## GIVEN EXERCISE
Only the lines from the start of the data through the line with "const yTicks = [-0.8, -0.6, -0.4, -0.2, 0, 0.2, 0.4, 0.6];" belong in the copy. Restate them word for word, minus the pictures.

## RECORDED DATA
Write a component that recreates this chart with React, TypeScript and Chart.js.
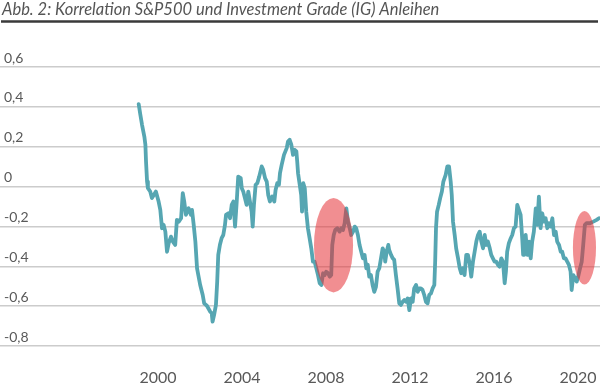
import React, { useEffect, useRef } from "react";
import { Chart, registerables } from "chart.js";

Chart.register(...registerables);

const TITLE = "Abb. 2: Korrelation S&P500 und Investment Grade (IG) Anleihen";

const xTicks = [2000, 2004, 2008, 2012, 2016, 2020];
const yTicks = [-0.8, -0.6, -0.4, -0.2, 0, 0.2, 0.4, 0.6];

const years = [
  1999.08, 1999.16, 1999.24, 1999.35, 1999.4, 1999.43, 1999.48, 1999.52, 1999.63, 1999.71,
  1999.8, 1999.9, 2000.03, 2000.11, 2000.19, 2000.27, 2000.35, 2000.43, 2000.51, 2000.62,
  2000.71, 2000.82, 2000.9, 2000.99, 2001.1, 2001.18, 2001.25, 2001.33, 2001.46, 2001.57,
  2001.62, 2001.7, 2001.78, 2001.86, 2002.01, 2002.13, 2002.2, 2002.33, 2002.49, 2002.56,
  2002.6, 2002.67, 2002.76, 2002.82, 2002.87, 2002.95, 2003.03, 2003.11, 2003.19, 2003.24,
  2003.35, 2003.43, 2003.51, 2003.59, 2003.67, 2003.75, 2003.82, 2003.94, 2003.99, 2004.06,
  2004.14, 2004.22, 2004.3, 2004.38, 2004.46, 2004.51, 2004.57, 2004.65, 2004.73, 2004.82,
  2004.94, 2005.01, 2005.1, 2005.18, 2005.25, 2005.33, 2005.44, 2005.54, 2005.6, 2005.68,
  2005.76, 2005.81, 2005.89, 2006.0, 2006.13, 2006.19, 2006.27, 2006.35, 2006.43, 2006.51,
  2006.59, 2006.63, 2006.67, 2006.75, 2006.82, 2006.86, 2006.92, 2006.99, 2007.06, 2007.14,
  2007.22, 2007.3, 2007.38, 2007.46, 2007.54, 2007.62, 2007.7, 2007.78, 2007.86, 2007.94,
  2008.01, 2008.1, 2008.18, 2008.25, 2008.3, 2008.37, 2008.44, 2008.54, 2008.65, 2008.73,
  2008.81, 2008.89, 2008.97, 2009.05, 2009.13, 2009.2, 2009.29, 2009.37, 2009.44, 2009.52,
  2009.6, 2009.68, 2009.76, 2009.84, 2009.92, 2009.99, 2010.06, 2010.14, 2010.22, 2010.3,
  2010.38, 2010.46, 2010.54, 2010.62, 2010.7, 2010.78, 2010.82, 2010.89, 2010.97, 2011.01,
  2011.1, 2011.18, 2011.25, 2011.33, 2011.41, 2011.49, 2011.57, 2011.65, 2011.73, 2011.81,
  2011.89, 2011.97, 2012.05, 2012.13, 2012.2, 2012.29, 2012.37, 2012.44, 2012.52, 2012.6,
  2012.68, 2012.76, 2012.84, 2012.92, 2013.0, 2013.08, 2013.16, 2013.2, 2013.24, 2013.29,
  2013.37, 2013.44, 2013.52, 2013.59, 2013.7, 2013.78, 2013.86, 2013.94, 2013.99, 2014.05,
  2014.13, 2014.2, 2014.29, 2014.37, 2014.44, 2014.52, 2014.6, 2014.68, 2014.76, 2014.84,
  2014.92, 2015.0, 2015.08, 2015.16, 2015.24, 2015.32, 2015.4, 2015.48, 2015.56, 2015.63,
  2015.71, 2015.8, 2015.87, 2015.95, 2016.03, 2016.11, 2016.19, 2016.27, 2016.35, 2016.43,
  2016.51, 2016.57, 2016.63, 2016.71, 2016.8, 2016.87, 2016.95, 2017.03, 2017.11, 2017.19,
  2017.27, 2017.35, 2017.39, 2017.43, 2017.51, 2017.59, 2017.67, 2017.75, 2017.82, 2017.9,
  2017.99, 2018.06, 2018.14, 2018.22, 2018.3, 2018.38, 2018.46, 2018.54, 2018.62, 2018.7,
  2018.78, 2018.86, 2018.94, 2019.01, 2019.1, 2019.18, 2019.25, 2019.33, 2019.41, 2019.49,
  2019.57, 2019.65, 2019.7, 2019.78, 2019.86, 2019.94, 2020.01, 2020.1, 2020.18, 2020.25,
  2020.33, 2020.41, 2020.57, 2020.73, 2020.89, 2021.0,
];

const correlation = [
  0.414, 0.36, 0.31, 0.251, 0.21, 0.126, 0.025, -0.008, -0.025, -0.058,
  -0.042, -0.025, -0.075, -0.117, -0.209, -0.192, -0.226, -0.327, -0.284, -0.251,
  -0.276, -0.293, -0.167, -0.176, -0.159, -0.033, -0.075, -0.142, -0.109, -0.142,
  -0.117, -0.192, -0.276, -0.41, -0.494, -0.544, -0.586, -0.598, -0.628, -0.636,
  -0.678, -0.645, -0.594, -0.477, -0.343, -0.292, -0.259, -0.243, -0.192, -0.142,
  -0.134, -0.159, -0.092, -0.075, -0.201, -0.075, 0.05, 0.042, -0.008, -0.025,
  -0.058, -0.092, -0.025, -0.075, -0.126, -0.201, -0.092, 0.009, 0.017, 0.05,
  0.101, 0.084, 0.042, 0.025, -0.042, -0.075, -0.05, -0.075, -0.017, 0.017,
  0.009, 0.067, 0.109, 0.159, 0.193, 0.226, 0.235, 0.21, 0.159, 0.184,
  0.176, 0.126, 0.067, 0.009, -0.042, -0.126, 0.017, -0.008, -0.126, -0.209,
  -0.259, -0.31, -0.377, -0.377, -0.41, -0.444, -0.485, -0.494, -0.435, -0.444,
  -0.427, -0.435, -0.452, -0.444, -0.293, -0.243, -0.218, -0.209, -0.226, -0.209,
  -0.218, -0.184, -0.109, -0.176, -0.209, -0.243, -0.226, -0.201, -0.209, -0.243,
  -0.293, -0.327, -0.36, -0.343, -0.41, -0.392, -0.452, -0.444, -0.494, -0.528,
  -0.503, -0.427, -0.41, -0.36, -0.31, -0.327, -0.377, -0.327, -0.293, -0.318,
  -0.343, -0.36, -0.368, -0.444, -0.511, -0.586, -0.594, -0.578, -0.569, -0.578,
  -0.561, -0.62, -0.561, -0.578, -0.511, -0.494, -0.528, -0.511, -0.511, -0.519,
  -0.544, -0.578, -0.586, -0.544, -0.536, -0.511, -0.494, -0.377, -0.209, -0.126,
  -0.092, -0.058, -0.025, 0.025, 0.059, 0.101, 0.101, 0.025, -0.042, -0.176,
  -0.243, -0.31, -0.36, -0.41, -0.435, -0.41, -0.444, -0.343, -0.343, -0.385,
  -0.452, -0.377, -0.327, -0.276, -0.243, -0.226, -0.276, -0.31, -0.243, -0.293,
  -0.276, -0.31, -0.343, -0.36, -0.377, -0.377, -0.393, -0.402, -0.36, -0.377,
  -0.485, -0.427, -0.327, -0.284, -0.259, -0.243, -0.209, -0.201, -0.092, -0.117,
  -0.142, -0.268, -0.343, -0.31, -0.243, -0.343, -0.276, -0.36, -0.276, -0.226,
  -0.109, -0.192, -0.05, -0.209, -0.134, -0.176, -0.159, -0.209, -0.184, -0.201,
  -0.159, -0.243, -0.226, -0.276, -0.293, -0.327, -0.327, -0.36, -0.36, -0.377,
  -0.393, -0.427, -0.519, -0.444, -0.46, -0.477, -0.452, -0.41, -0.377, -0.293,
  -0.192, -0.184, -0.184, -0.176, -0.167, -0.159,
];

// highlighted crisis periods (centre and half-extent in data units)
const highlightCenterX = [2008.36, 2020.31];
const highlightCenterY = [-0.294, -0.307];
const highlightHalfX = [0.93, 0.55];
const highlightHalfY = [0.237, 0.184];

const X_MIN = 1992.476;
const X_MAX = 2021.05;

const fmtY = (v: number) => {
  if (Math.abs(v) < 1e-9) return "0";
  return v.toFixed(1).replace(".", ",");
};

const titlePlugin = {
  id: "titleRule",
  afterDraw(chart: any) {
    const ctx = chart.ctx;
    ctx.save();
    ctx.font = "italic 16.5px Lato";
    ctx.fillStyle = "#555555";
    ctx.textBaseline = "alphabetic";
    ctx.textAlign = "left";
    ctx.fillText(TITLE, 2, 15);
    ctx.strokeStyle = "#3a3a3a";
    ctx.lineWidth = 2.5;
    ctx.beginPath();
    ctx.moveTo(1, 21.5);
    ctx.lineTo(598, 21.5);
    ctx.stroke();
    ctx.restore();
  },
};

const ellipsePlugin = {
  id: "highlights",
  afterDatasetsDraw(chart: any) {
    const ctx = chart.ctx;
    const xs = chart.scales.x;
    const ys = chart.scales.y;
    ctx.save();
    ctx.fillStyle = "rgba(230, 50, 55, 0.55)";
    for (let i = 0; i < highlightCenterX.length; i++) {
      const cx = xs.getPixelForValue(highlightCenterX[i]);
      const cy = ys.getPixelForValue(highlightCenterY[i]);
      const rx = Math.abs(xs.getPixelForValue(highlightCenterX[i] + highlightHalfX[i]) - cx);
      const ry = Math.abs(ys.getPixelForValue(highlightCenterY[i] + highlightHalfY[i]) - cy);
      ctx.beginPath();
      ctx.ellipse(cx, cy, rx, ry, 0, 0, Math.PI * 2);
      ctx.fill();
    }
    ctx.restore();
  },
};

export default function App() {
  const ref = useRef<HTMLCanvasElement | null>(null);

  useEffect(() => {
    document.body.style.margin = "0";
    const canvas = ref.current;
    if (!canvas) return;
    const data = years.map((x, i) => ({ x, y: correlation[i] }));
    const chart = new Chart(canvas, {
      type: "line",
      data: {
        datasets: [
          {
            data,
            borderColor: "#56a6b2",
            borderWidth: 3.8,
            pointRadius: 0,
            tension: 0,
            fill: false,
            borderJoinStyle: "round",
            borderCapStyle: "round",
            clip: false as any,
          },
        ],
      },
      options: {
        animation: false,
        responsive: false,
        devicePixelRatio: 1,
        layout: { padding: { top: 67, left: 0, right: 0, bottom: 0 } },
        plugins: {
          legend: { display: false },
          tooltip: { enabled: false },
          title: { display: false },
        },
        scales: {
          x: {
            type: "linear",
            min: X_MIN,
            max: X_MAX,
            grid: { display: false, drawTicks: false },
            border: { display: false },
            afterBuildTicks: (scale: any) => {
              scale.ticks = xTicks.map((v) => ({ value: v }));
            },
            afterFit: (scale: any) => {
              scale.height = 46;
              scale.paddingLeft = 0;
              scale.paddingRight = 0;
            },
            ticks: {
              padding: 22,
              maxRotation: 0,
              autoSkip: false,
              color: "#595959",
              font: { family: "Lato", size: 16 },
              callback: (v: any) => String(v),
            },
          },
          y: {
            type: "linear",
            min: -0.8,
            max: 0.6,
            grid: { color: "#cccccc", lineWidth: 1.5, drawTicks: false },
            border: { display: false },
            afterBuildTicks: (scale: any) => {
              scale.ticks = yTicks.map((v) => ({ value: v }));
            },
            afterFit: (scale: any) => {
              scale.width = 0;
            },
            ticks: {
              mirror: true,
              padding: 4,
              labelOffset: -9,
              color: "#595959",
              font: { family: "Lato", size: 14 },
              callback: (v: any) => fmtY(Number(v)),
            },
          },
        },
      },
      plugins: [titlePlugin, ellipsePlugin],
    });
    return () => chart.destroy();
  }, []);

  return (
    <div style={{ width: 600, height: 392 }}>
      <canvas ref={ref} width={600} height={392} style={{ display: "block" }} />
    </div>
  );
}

## TASK OUTPUT
Write a component that recreates this chart with React, TypeScript and Chart.js.
import React, { useEffect, useRef } from "react";
import { Chart, registerables } from "chart.js";

Chart.register(...registerables);

const TITLE = "Abb. 2: Korrelation S&P500 und Investment Grade (IG) Anleihen";

const xTicks = [2000, 2004, 2008, 2012, 2016, 2020];
const yTicks = [-0.8, -0.6, -0.4, -0.2, 0, 0.2, 0.4, 0.6];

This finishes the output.